> [Task requirements]: Repeat everything from the line holding "Rebuild this diagram" to the line holding "(tou) at (641,40)", inclusive, exactly. Leave out the rest.

--- Dataset records ---

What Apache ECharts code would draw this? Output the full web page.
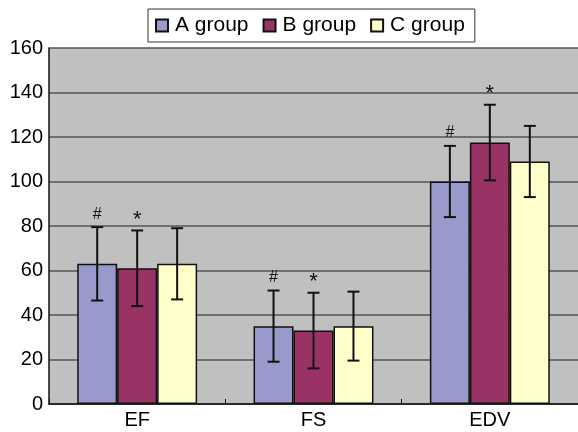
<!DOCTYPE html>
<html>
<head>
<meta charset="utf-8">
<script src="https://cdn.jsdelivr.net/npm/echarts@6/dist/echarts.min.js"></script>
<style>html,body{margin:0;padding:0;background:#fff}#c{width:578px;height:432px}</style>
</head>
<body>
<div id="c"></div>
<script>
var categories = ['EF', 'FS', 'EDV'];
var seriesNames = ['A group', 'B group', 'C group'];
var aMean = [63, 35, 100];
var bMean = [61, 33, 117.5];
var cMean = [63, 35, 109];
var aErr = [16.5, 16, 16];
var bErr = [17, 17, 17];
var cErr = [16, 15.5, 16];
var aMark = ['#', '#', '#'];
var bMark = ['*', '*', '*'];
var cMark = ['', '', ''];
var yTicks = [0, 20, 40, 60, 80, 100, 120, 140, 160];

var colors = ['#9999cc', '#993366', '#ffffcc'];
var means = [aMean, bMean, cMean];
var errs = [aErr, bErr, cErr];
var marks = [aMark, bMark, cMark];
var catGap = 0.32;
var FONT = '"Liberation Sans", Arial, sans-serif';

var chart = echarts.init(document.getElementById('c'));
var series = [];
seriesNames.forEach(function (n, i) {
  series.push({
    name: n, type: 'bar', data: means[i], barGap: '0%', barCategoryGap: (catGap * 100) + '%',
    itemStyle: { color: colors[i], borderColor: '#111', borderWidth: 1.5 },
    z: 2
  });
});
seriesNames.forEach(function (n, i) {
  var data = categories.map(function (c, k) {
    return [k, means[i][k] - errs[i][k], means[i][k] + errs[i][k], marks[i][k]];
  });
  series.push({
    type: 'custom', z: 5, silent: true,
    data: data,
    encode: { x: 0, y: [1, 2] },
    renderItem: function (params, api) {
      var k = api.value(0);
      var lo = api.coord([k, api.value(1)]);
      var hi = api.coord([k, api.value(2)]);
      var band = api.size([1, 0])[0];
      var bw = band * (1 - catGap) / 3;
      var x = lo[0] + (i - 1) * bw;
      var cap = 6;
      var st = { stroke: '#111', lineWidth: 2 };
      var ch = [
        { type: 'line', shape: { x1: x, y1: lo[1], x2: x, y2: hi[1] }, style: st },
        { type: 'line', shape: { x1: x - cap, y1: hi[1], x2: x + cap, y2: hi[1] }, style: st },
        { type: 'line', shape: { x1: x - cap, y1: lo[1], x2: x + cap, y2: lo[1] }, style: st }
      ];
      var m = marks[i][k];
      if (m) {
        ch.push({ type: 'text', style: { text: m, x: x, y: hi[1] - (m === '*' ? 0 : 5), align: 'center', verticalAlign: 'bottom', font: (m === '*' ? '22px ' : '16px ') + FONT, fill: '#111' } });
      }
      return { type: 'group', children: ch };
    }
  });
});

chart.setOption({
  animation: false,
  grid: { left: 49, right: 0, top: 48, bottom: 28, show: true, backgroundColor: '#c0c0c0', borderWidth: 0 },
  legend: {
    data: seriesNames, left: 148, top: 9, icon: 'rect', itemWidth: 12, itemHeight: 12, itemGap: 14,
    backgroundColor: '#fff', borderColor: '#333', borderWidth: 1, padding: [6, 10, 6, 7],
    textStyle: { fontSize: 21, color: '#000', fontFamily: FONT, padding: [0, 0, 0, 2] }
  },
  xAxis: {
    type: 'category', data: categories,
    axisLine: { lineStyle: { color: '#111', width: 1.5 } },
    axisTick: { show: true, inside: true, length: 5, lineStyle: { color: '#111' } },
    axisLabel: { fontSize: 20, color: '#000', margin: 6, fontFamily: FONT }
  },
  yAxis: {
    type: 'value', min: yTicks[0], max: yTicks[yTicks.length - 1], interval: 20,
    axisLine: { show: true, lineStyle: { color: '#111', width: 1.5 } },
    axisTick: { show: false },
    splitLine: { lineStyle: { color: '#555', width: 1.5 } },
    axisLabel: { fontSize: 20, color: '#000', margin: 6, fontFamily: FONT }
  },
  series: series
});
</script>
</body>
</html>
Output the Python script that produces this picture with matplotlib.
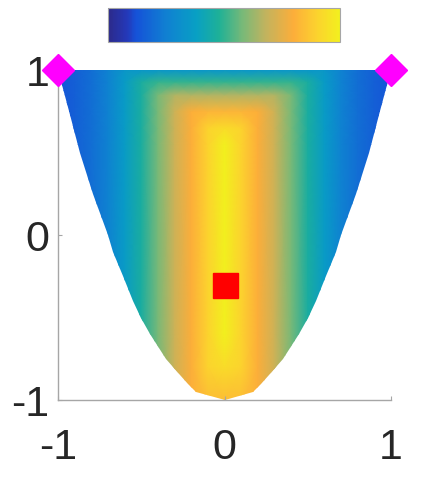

---
--- Dataset records ---

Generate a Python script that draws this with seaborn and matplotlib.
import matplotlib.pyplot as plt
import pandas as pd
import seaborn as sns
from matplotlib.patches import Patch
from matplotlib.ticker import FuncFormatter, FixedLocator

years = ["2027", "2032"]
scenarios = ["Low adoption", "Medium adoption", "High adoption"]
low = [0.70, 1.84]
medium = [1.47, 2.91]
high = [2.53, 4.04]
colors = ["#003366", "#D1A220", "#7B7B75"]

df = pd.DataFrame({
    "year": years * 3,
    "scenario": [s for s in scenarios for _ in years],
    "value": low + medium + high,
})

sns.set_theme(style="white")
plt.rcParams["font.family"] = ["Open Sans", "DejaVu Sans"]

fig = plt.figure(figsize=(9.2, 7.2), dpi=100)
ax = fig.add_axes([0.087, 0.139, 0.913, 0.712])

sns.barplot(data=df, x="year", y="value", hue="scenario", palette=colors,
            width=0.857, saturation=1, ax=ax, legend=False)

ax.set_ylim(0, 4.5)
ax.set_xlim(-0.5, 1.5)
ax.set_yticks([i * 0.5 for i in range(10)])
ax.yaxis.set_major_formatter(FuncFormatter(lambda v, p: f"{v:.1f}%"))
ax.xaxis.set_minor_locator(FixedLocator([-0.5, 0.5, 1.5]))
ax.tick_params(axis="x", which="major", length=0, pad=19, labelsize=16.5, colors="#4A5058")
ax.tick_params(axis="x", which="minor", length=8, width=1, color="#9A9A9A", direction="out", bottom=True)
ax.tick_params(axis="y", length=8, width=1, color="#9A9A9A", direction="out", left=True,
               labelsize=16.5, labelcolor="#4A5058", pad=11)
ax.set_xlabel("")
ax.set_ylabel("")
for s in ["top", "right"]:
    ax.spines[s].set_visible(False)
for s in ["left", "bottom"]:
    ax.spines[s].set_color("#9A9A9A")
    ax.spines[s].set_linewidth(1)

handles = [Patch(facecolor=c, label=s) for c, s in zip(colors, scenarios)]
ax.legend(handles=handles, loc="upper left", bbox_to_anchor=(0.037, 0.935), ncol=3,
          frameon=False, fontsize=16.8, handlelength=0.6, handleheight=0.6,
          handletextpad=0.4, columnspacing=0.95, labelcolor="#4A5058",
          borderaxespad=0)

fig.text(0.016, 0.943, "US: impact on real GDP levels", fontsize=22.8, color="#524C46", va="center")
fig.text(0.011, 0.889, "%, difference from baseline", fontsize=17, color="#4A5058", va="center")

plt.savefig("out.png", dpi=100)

---
--- Dataset records ---

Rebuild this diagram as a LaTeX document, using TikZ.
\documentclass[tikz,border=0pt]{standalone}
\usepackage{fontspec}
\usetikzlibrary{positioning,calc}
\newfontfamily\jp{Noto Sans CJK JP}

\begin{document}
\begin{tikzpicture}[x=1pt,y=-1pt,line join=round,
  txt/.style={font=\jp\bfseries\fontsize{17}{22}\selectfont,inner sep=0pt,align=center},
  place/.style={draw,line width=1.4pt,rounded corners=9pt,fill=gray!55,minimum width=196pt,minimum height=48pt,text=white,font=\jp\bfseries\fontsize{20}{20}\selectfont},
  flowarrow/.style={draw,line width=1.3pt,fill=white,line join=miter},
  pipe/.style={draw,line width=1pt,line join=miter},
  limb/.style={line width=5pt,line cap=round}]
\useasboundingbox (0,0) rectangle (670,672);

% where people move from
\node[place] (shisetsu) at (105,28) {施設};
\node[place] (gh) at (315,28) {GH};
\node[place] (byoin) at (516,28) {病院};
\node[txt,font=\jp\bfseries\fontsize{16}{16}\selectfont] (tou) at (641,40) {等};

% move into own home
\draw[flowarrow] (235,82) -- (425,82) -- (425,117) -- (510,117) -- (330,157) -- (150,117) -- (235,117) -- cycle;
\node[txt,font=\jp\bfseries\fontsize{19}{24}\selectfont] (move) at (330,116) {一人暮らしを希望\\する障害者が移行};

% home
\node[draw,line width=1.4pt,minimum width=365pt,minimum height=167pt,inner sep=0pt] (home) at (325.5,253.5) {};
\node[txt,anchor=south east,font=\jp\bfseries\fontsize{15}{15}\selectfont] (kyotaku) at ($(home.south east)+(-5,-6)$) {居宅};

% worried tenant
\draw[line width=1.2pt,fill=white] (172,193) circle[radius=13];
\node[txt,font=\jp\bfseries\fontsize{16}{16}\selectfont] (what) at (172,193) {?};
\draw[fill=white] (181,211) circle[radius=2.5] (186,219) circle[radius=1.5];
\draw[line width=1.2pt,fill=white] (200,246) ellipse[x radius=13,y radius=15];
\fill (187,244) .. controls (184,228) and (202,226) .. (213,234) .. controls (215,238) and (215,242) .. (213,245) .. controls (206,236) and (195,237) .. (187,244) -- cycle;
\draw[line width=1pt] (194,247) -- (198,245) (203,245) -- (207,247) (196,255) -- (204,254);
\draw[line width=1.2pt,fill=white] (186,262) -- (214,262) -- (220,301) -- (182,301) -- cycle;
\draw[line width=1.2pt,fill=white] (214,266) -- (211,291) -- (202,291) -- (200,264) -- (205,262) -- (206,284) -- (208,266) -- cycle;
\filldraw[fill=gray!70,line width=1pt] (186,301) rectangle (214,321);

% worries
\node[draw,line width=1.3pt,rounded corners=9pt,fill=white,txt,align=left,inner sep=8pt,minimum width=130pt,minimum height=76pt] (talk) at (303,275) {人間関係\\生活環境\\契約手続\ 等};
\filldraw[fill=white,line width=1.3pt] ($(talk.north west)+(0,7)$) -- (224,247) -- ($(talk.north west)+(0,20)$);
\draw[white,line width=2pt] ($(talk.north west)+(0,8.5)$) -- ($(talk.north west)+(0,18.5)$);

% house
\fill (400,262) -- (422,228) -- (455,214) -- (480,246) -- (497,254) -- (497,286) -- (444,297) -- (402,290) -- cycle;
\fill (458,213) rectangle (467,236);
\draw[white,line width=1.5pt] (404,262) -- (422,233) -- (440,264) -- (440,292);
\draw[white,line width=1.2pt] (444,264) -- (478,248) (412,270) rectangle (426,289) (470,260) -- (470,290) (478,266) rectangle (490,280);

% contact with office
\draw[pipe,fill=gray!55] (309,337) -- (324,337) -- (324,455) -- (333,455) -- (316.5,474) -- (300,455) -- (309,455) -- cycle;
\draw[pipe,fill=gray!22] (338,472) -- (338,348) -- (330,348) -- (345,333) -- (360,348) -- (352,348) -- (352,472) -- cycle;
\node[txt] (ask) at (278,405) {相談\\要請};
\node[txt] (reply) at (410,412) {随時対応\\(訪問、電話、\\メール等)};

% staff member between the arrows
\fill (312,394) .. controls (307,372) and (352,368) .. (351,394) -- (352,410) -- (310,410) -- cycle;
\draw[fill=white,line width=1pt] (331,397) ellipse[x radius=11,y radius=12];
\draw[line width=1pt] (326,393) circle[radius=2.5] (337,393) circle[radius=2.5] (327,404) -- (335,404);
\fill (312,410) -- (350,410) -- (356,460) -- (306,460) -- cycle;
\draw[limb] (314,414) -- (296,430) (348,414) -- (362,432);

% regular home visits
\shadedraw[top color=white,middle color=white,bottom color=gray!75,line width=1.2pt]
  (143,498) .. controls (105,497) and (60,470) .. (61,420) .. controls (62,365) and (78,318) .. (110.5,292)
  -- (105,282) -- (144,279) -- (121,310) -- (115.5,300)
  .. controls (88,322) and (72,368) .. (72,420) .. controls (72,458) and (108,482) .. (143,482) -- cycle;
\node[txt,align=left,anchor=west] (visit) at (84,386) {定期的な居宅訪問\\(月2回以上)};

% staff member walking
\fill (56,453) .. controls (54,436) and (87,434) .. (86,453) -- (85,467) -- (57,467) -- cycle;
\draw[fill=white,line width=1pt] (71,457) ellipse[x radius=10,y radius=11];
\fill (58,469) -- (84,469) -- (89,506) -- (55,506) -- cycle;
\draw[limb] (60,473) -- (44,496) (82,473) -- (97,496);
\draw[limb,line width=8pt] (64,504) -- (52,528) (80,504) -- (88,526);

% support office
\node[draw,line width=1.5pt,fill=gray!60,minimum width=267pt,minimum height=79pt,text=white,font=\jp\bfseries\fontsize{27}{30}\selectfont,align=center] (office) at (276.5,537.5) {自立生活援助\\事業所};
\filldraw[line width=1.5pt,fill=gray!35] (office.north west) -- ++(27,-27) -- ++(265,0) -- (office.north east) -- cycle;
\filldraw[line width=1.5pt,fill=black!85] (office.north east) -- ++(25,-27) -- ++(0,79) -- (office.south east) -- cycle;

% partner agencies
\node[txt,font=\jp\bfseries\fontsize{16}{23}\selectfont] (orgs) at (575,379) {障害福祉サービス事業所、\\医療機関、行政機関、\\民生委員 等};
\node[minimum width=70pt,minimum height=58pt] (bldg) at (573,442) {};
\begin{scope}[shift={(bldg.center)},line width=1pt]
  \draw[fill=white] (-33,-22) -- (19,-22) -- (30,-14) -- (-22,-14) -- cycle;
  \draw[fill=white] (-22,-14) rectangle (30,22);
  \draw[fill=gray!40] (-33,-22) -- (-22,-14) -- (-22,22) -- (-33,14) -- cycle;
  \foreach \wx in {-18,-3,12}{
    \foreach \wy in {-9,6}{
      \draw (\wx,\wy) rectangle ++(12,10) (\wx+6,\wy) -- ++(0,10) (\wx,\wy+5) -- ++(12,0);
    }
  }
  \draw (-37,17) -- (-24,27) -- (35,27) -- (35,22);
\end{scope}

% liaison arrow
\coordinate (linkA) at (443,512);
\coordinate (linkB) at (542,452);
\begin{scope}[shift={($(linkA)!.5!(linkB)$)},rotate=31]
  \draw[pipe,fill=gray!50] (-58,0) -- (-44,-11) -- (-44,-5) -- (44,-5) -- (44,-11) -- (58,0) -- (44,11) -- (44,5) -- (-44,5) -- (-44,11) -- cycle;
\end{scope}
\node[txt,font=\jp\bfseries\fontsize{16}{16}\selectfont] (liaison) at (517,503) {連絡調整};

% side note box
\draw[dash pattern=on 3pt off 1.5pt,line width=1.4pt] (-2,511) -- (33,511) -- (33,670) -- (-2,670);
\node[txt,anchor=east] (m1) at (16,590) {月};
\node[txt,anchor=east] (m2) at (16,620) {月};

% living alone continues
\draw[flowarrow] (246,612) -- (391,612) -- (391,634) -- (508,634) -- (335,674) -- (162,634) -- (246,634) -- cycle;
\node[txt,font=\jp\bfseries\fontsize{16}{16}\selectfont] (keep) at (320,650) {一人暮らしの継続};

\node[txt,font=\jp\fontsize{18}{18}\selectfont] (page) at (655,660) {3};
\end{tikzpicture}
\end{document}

---

> [Solution for this task]:
Rebuild this diagram as a LaTeX document, using TikZ.
\documentclass[tikz,border=0pt]{standalone}
\usepackage{fontspec}
\usetikzlibrary{positioning,calc}
\newfontfamily\jp{Noto Sans CJK JP}

\begin{document}
\begin{tikzpicture}[x=1pt,y=-1pt,line join=round,
  txt/.style={font=\jp\bfseries\fontsize{17}{22}\selectfont,inner sep=0pt,align=center},
  place/.style={draw,line width=1.4pt,rounded corners=9pt,fill=gray!55,minimum width=196pt,minimum height=48pt,text=white,font=\jp\bfseries\fontsize{20}{20}\selectfont},
  flowarrow/.style={draw,line width=1.3pt,fill=white,line join=miter},
  pipe/.style={draw,line width=1pt,line join=miter},
  limb/.style={line width=5pt,line cap=round}]
\useasboundingbox (0,0) rectangle (670,672);

% where people move from
\node[place] (shisetsu) at (105,28) {施設};
\node[place] (gh) at (315,28) {GH};
\node[place] (byoin) at (516,28) {病院};
\node[txt,font=\jp\bfseries\fontsize{16}{16}\selectfont] (tou) at (641,40) {等};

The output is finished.